What’s the overall process like for choosing the contenders? Do you talk to creators, have them pitch and then pick from the results, or do you start off asking people and integrating their ideas?
Sablik: The former. We get pitched ideas pretty consistently now throughout the year because Pilot Season is well established as a venue for launching new projects. It’s by invitation only, so we’re looking at creators that have either caught our attention through their other work or might be creators we’ve wanted to work with for some time but haven’t found the right project to collaborate on. Then Matt, Marc Silvestri and I sit down and sift through the pitches to see which ones we respond to and think will work the best in the Pilot Season format.

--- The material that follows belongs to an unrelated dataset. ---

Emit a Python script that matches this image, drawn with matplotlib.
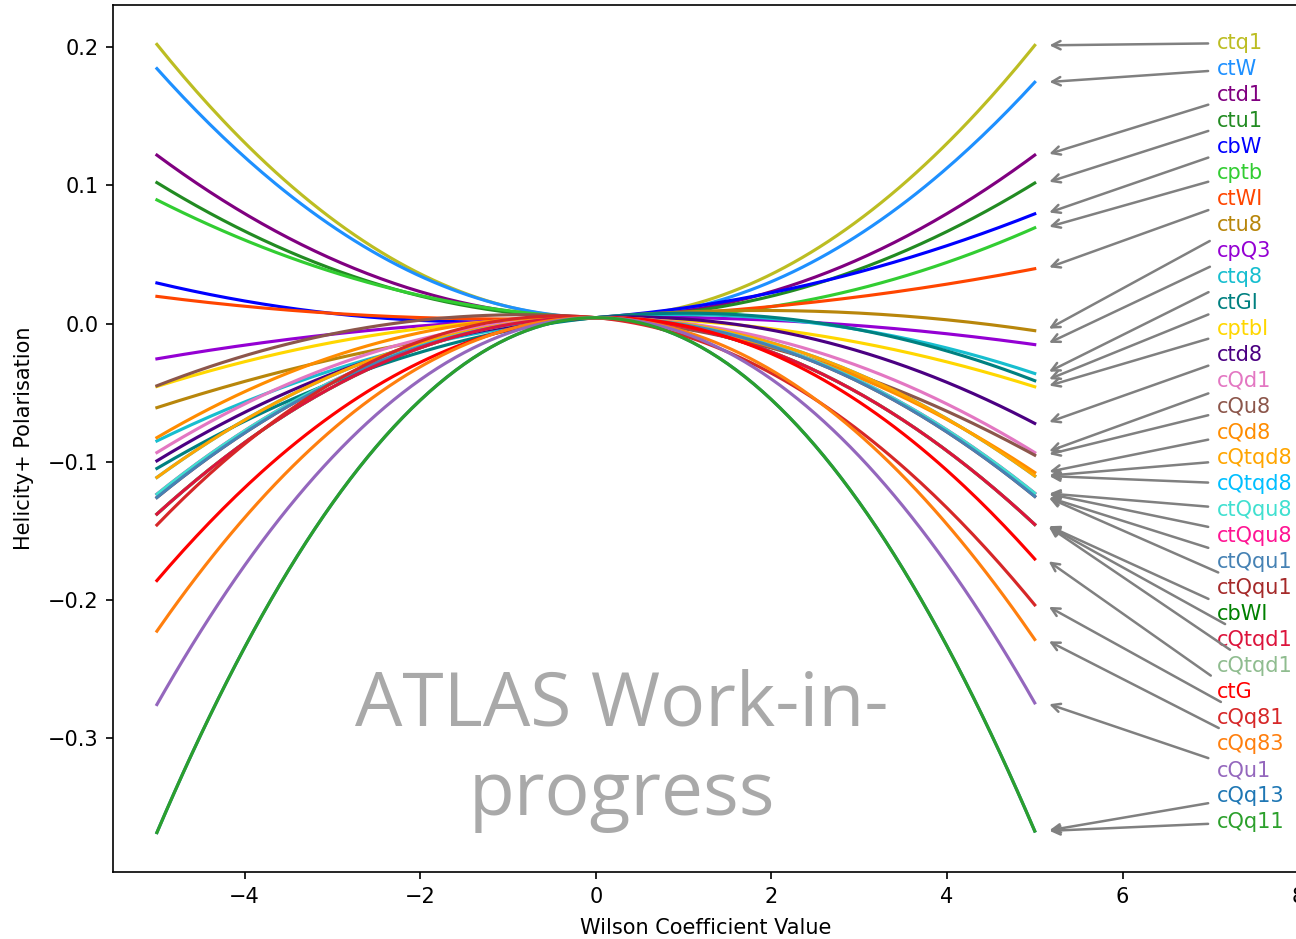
import matplotlib.pyplot as plt
import numpy as np

# Wilson coefficients, in the order of the labels on the right
names = ["ctq1", "ctW", "ctd1", "ctu1", "cbW", "cptb", "ctWI", "ctu8", "cpQ3",
         "ctq8", "ctGI", "cptbI", "ctd8", "cQd1", "cQu8", "cQd8", "cQtqd8",
         "cQtqd8", "ctQqu8", "ctQqu8", "ctQqu1", "ctQqu1", "cbWI", "cQtqd1",
         "cQtqd1", "ctG", "cQq81", "cQq83", "cQu1", "cQq13", "cQq11"]
colours = ["#bcbd22", "dodgerblue", "purple", "forestgreen", "blue", "limegreen",
           "orangered", "darkgoldenrod", "darkviolet", "#17becf", "teal", "gold",
           "indigo", "#e377c2", "#8c564b", "darkorange", "orange", "deepskyblue",
           "turquoise", "deeppink", "steelblue", "brown", "green", "crimson",
           "darkseagreen", "red", "#d62728", "#ff7f0e", "#9467bd", "#1f77b4",
           "#2ca02c"]

# polarisation read at coefficient = -5, 0 and +5
pol_at_0 = 0.0043
pol_at_m5 = [0.2020, 0.1845, 0.1219, 0.1020, 0.0294, 0.0895, 0.0197, -0.0608,
             -0.0255, -0.0849, -0.1048, -0.0455, -0.0993, -0.0933, -0.0450,
             -0.0825, -0.1113, -0.1113, -0.1234, -0.1234, -0.1258, -0.1258,
             -0.1378, -0.1378, -0.1378, -0.1859, -0.1457, -0.2225, -0.2756,
             -0.3682, -0.3682]
pol_at_p5 = [0.2013, 0.1746, 0.1219, 0.1017, 0.0794, 0.0693, 0.0397, -0.0051,
             -0.0152, -0.0361, -0.0413, -0.0457, -0.0722, -0.0933, -0.0952,
             -0.1077, -0.1102, -0.1102, -0.1227, -0.1227, -0.1250, -0.1250,
             -0.1453, -0.1453, -0.1453, -0.1703, -0.2035, -0.2285, -0.2744,
             -0.3671, -0.3671]

# duplicated curves that sit underneath another one
hidden = [17, 19, 21, 22, 24, 29]

fig = plt.figure(figsize=(8.64, 6.26), dpi=150)
ax = fig.add_axes([0.0872, 0.0714, 0.9144, 0.9233])

x = np.linspace(-5, 5, 201)
for i, name in enumerate(names):
    fit = np.polyfit([-5, 0, 5], [pol_at_m5[i], pol_at_0, pol_at_p5[i]], 2)
    z = 1.5 if i in hidden else 2
    ax.plot(x, np.polyval(fit, x), color=colours[i], lw=1.5, zorder=z)

# labels stacked on the right with arrows to the curve ends
label_y = np.linspace(0.1986, -0.3649, len(names))
for i, name in enumerate(names):
    ax.annotate(name, xy=(5.12, pol_at_p5[i]), xytext=(7.07, label_y[i]),
                color=colours[i], fontsize=10,
                arrowprops=dict(arrowstyle='->', color='gray', lw=1.2))

ax.set_xlim(-5.5, 8)
ax.set_xlabel('Wilson Coefficient Value', labelpad=5.5)
ax.set_ylabel('Helicity+ Polarisation', labelpad=6.5)

ax.text(0.3, -0.309, 'ATLAS Work-in-\nprogress', fontsize=36, color='darkgray',
        ha='center', va='center', family='Open Sans', linespacing=1.25)

fig.savefig('out.png', dpi=150)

Has there been a Pilot Season book you guys were sure was going to be the frontrunner that wound up not winning?
Hawkins: Yes. Every year I am surprised by what wins. Although I routinely ask people not to vote for mine.
Sablik: It’s happened a number of times where a title comes on strong, but then for whatever reason can’t hold on to their lead. Probably one of the most notable examples is in 2008 when it looked like “Urban Myths” was going to be one of the winners, and then in the 11th hour “Genius” surged ahead in the voting to take the lead.
Have you ever had a situation where one of the Pilot Season books is so good that you take it out of the running and just make it an ongoing?
Hawkins: No, but not because they aren’t good enough, but just because the pitches and the development are very specific for this, and we have to narrowband what we do because we get hundreds of pitches.
Sablik: Part of the fun of Pilot Season is putting that decision in the hands of the fans!
The first round of Pilot Season books will be available in October from Top Cow, with the second following in November.